No that's not true. What if you are critiquing how good the quality is? Then you need to show that.

@coyoty @nyquildotorg @stux

@Pat

In that case you have two options... show a small portion of the whole, or link to the original.. but no you cant show the entire thing in full quality, critiquing it doesnt get you off.

@coyoty @nyquildotorg @stux

@freemo

If the purpose of the reproduction is to harm the marketability of the work against the copyright holder, then yeah, that is not allowed.

But if they show a high-quality reproduction and say, "look at how high-quality this is, people should go buy one", the reproduction doesn't harm the market for the thing, then it's fine.

Google's reproductions actually harm the copyright holders, because people often get to see those images and sometimes that's it, they don't visit the site itself and then the copyright holder loses becasue of that. But SCOTUS has said that that is just fine. So it should be fine for someone to reproduce a work as I've indicated above.

@coyoty @nyquildotorg @stux

@Pat

harm against the copyright holder is one measure, but no, you can **not** reproduce something in full simply because you want to critique it.. show a court case that says that, none exists!

As for google, google images doesnt "reproduce" the work... for starters the images you see if cached are lower resolution, if not cached they link and reproduce the original work AND respect metatags that tell it when this is allowed or not... so you are really grasping at straws on this one.

@coyoty @nyquildotorg @stux

@freemo

>" ...but no, you can **not** reproduce something in full simply because you want to critique it.. show a court case that says that, none exists!"

Here are two:

- Sony Corp. of America v. Universal City Studios, Inc.

- Blanch v. Koons

@coyoty @nyquildotorg @stux

@Pat

Nope.

Sony Corp. of America v. Universal City Studios, Inc. - In this case you are not reproducing , you are time shifting (you are allowed to watch once, not reproduce,a nd cant share it).

Blanch v. Koons - Also not an unaltered reproduction, this falls under transformatic fair use and by definition only applies when your version changes substantially the original.

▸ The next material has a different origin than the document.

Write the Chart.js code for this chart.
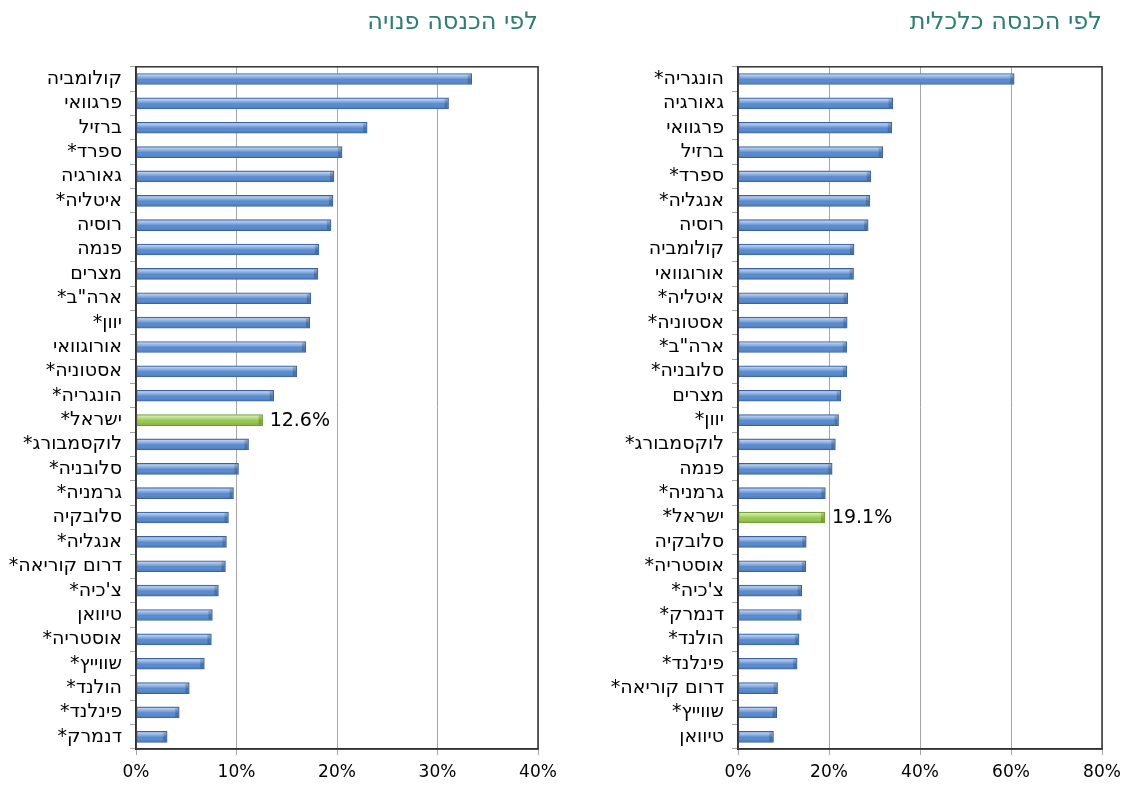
<!DOCTYPE html>
<html>
<head>
<meta charset="utf-8">
<script src="https://cdn.jsdelivr.net/npm/chart.js@4.4.0/dist/chart.umd.min.js"></script>
<style>
  body { margin: 0; background: #fff; overflow: hidden; }
  canvas { position: absolute; top: 0; }
  #disposable { left: 0; }
  #economic { left: 580px; }
</style>
</head>
<body>
<canvas id="disposable" width="560" height="785" dir="rtl"></canvas>
<canvas id="economic" width="547" height="785" dir="rtl"></canvas>
<script>
// לפי הכנסה פנויה
const disposableLabels = ['קולומביה', 'פרגוואי', 'ברזיל', 'ספרד*', 'גאורגיה', 'איטליה*', 'רוסיה', 'פנמה', 'מצרים', 'ארה"ב*',
  'יוון*', 'אורוגוואי', 'אסטוניה*', 'הונגריה*', 'ישראל*', 'לוקסמבורג*', 'סלובניה*', 'גרמניה*', 'סלובקיה', 'אנגליה*',
  'דרום קוריאה*', "צ'כיה*", 'טיוואן', 'אוסטריה*', 'שווייץ*', 'הולנד*', 'פינלנד*', 'דנמרק*'];
const disposableValues = [33.4, 31.1, 23.0, 20.5, 19.7, 19.6, 19.4, 18.2, 18.1, 17.4,
  17.3, 16.9, 16.0, 13.7, 12.6, 11.2, 10.2, 9.7, 9.2, 9.0,
  8.9, 8.2, 7.6, 7.5, 6.8, 5.3, 4.3, 3.1];

// לפי הכנסה כלכלית
const economicLabels = ['הונגריה*', 'גאורגיה', 'פרגוואי', 'ברזיל', 'ספרד*', 'אנגליה*', 'רוסיה', 'קולומביה', 'אורוגוואי', 'איטליה*',
  'אסטוניה*', 'ארה"ב*', 'סלובניה*', 'מצרים', 'יוון*', 'לוקסמבורג*', 'פנמה', 'גרמניה*', 'ישראל*', 'סלובקיה',
  'אוסטריה*', "צ'כיה*", 'דנמרק*', 'הולנד*', 'פינלנד*', 'דרום קוריאה*', 'שווייץ*', 'טיוואן'];
const economicValues = [60.7, 34.0, 33.8, 31.8, 29.2, 29.0, 28.6, 25.5, 25.4, 24.1,
  24.0, 23.9, 23.9, 22.6, 22.1, 21.4, 20.7, 19.2, 19.1, 15.0,
  14.9, 14.0, 13.9, 13.4, 13.0, 8.7, 8.5, 7.8];

const highlight = 'ישראל*';
const FONT = 'DejaVu Sans';

// shine on the bars + border round the plot + label for Israel
const barStyle = {
  id: 'barStyle',
  afterDatasetsDraw(chart) {
    const ctx = chart.ctx;
    const meta = chart.getDatasetMeta(0);
    ctx.save();
    meta.data.forEach((bar, i) => {
      const top = bar.y - bar.height / 2;
      const left = Math.min(bar.base, bar.x);
      const w = Math.abs(bar.x - bar.base);
      const g = ctx.createLinearGradient(0, top, 0, top + bar.height);
      g.addColorStop(0, 'rgba(255,255,255,0.75)');
      g.addColorStop(0.35, 'rgba(255,255,255,0.3)');
      g.addColorStop(0.55, 'rgba(255,255,255,0)');
      g.addColorStop(1, 'rgba(0,0,0,0.22)');
      ctx.fillStyle = g;
      ctx.fillRect(left + 1, top + 1, w - 2, bar.height - 2);
      // little end cap
      ctx.fillStyle = 'rgba(0,0,0,0.18)';
      ctx.fillRect(bar.x - 4, top + 1, 3, bar.height - 2);
    });
    const ca = chart.chartArea;
    ctx.strokeStyle = '#333';
    ctx.lineWidth = 1.5;
    ctx.strokeRect(ca.left, ca.top, ca.right - ca.left, ca.bottom - ca.top);

    const labels = chart.data.labels;
    const idx = labels.indexOf(highlight);
    if (idx >= 0) {
      const bar = meta.data[idx];
      ctx.fillStyle = '#000';
      ctx.font = '19px "' + FONT + '"';
      ctx.textAlign = 'left';
      ctx.textBaseline = 'middle';
      ctx.fillText(chart.data.datasets[0].data[idx].toFixed(1) + '%', bar.x + 7, bar.y + 1);
    }
    ctx.restore();
  }
};

function makeChart(id, title, labels, values, max, step, axisWidth, padRight) {
  new Chart(document.getElementById(id), {
    type: 'bar',
    data: {
      labels: labels,
      datasets: [{
        data: values,
        backgroundColor: labels.map(l => l === highlight ? '#95C84A' : '#5689D0'),
        borderColor: labels.map(l => l === highlight ? '#6E9A2E' : '#3A62A0'),
        borderWidth: 1,
        borderSkipped: false,
        barThickness: 11
      }]
    },
    options: {
      indexAxis: 'y',
      responsive: false,
      animation: false,
      layout: { padding: { left: 0, right: padRight, top: 5, bottom: 0 } },
      plugins: {
        legend: { display: false },
        tooltip: { enabled: false },
        title: {
          display: true,
          text: title,
          align: 'end',
          color: '#2E7D73',
          font: { family: FONT, size: 24, weight: 'normal' },
          padding: { top: 3, bottom: 30 }
        }
      },
      scales: {
        x: {
          min: 0,
          max: max,
          ticks: {
            stepSize: step,
            color: '#000',
            padding: 3,
            font: { family: FONT, size: 17, lineHeight: 1.76 },
            callback: v => v + '%'
          },
          grid: { color: '#a6a6a6', tickLength: 6, tickColor: '#a6a6a6' },
          border: { display: true, color: '#333', width: 1.5 },
          afterFit: scale => { scale.height = 36; }
        },
        y: {
          ticks: {
            color: '#000',
            padding: 8,
            autoSkip: false,
            font: { family: FONT, size: 19 }
          },
          grid: { drawOnChartArea: false, tickLength: 6, color: '#a6a6a6' },
          border: { display: true, color: '#333', width: 1.5 },
          afterFit: scale => { scale.width = axisWidth; }
        }
      }
    },
    plugins: [barStyle]
  });
}

makeChart('disposable', 'לפי הכנסה פנויה', disposableLabels, disposableValues, 40, 10, 136, 22);
makeChart('economic', 'לפי הכנסה כלכלית', economicLabels, economicValues, 80, 20, 158, 25);
</script>
</body>
</html>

@coyoty @nyquildotorg @stux

@freemo

But those were two cases in which the entire work was reproduced in full quality under fair use. (The Sony case was not just time-shifting, it was copying for personal use. People are allowed to make backup copies to play over and over again as long as it's for their own personal use.)

Stux's toot incorporated those images, but his criticism, the way he grouped them together; that was transformative as well as a critique.

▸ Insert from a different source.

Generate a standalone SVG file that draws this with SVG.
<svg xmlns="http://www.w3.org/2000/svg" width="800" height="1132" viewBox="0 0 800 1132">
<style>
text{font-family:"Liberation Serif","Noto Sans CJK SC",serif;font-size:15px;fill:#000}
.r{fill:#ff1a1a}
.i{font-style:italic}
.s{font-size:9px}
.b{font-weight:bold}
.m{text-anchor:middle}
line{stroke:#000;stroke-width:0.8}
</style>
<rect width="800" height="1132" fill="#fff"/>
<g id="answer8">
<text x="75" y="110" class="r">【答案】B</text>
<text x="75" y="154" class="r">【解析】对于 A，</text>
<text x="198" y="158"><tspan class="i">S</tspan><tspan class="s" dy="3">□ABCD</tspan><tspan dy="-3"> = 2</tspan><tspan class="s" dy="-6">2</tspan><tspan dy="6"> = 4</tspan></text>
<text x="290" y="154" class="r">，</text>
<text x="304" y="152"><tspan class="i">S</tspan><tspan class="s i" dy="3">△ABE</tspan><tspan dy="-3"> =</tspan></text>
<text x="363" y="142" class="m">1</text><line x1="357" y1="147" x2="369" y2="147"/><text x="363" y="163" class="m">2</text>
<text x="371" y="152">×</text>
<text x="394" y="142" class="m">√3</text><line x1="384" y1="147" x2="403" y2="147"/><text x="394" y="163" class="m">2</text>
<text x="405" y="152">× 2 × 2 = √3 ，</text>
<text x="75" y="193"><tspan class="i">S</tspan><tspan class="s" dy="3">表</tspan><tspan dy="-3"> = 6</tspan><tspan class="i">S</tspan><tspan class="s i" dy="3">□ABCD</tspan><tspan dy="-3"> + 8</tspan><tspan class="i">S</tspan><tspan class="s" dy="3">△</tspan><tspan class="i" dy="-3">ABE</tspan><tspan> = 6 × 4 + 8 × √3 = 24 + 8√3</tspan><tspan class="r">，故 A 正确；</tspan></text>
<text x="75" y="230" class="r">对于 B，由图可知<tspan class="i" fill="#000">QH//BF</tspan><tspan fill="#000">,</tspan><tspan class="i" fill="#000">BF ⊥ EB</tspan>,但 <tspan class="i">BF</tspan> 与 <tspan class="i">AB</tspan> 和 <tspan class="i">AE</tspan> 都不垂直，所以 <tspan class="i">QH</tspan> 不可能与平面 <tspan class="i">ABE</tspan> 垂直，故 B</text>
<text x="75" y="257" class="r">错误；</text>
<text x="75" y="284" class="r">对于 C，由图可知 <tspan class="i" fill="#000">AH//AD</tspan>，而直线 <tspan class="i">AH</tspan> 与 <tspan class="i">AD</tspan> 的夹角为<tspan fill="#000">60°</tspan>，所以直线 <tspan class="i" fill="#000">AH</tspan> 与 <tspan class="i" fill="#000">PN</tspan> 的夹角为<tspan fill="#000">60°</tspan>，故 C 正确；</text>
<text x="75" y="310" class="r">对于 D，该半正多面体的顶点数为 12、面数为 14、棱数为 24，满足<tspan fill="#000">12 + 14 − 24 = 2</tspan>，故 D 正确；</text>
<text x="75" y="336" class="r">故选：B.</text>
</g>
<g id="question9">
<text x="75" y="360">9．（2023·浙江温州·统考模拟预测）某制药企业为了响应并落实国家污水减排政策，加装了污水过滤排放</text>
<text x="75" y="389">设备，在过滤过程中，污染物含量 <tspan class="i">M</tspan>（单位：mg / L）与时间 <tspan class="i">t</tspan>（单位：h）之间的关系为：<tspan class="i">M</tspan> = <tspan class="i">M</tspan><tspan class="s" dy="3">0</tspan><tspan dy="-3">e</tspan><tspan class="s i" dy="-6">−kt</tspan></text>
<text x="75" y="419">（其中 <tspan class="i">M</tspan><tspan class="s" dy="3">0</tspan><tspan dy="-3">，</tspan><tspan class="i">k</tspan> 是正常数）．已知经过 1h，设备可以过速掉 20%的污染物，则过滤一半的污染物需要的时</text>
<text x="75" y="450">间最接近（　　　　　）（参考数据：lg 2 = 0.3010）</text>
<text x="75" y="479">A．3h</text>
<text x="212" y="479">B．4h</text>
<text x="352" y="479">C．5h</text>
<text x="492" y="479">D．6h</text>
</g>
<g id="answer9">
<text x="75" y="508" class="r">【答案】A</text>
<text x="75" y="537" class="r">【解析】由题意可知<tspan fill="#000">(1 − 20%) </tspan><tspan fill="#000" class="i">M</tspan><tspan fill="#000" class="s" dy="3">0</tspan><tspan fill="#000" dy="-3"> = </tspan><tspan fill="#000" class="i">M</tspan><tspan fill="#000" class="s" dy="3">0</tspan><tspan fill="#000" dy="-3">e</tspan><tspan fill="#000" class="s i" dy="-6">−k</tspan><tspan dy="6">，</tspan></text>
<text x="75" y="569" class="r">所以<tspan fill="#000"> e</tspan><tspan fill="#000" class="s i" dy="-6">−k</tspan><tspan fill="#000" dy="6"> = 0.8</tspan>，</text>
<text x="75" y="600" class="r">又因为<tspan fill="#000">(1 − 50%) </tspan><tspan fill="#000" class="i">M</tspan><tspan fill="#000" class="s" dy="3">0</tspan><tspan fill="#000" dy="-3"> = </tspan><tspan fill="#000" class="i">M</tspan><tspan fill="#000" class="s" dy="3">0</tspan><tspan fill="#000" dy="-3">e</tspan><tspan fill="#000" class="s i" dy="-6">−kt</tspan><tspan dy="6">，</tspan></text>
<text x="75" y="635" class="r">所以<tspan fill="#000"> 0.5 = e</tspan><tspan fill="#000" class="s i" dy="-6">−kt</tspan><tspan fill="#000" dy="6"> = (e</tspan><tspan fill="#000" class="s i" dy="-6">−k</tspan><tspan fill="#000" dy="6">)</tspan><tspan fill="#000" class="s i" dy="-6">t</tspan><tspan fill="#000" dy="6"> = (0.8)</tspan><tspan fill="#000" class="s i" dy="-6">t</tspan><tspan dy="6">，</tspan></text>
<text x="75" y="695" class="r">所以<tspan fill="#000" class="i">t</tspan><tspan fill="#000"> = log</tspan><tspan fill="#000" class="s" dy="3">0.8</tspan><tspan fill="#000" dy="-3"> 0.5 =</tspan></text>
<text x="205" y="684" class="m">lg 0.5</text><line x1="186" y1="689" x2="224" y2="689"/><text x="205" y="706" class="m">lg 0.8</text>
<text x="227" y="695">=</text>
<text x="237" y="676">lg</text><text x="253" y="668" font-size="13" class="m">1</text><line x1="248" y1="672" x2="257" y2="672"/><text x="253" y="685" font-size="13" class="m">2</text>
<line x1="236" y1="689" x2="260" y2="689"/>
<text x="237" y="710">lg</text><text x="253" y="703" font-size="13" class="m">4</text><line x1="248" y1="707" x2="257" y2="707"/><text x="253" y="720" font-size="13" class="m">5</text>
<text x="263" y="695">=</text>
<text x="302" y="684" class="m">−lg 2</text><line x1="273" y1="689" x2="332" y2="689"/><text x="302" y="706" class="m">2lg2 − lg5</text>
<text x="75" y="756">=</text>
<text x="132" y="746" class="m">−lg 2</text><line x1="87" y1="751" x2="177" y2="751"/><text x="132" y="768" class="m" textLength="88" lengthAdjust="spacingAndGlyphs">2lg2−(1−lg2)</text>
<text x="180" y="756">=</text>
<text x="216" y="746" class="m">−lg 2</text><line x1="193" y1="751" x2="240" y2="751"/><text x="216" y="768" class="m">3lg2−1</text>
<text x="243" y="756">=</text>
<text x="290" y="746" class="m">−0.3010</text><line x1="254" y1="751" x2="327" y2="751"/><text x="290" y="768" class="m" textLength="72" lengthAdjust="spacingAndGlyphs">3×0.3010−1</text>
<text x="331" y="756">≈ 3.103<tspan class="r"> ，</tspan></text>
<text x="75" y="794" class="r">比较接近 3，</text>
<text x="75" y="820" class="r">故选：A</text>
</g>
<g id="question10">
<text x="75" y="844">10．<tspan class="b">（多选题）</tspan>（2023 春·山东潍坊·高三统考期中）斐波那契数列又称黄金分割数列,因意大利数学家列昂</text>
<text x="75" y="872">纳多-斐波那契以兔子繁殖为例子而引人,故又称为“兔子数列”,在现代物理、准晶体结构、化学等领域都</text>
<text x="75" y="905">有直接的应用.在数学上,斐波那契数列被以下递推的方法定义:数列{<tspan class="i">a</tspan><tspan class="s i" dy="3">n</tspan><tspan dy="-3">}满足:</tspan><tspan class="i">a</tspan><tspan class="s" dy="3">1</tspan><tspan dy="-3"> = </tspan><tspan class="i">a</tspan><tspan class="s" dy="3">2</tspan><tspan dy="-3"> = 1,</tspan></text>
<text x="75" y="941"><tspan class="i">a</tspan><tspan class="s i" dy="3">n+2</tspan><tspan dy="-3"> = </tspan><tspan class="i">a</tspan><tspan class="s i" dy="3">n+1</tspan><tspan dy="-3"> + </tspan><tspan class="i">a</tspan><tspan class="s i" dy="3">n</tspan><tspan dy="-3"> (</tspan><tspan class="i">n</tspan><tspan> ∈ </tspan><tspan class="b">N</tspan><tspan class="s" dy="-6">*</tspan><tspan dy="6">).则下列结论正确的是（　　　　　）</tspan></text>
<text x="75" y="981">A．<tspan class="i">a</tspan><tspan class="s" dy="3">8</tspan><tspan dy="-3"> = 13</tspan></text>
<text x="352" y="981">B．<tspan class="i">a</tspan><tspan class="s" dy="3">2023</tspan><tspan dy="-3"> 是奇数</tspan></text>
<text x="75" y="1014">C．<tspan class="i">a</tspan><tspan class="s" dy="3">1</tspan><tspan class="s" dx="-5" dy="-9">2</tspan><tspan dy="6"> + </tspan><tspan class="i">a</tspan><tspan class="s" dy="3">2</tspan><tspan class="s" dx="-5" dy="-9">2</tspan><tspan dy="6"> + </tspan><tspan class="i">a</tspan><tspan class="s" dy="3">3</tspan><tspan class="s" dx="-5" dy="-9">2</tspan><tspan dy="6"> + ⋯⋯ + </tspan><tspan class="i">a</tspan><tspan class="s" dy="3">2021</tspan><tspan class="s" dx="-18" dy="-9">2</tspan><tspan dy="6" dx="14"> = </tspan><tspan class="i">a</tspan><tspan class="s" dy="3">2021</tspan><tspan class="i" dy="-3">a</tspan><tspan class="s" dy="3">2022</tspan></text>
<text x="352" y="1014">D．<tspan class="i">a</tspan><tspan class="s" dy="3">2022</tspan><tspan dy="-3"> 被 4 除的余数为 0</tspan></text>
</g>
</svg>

@coyoty @nyquildotorg @stux

@Pat

No they werent.. neither were reproductions.. one was time shifted (one copy viewed only so not a reproduction by definition), the other was modified (transformative) so also not reproduced in full, a modified version of it was produced.

@coyoty @nyquildotorg @stux

@Pat

And no, saying that "I put all the stuff i stole in a 3x2 grid" would not be considered transformative.

@coyoty @nyquildotorg @stux

@freemo

>"And no, saying that "I put all the stuff i stole in a 3x2 grid" would not be considered transformative."

Yeah, I don't know what the courts would say and that's the problem. It's really vague.

I know a lot of it has to do with who the parties of the case are. If they are black, they are more likely to lose the case. If they are part of the Washington elite, the courts are more likely rule in their favor.

This vagueness is why I always try to stay well within the limits when I post stuff. When I do movie reviews, the clips I show are well under 10% of the original work and I usually do a custom arrangement of them and mark my trailers as "unauthorized" (when I remember) so people will know that it is something new and not just a trailer put out by the film distributor.

If I was one of the privileged Washington elites, I wouldn't have to do that because I'd know that courts would be on my side.

In any case, like others have said here, nobody cares because it's like maybe dozen people who actually see stuff on most Mastodon instances - it's not worth the effort to even bother with a DMCA.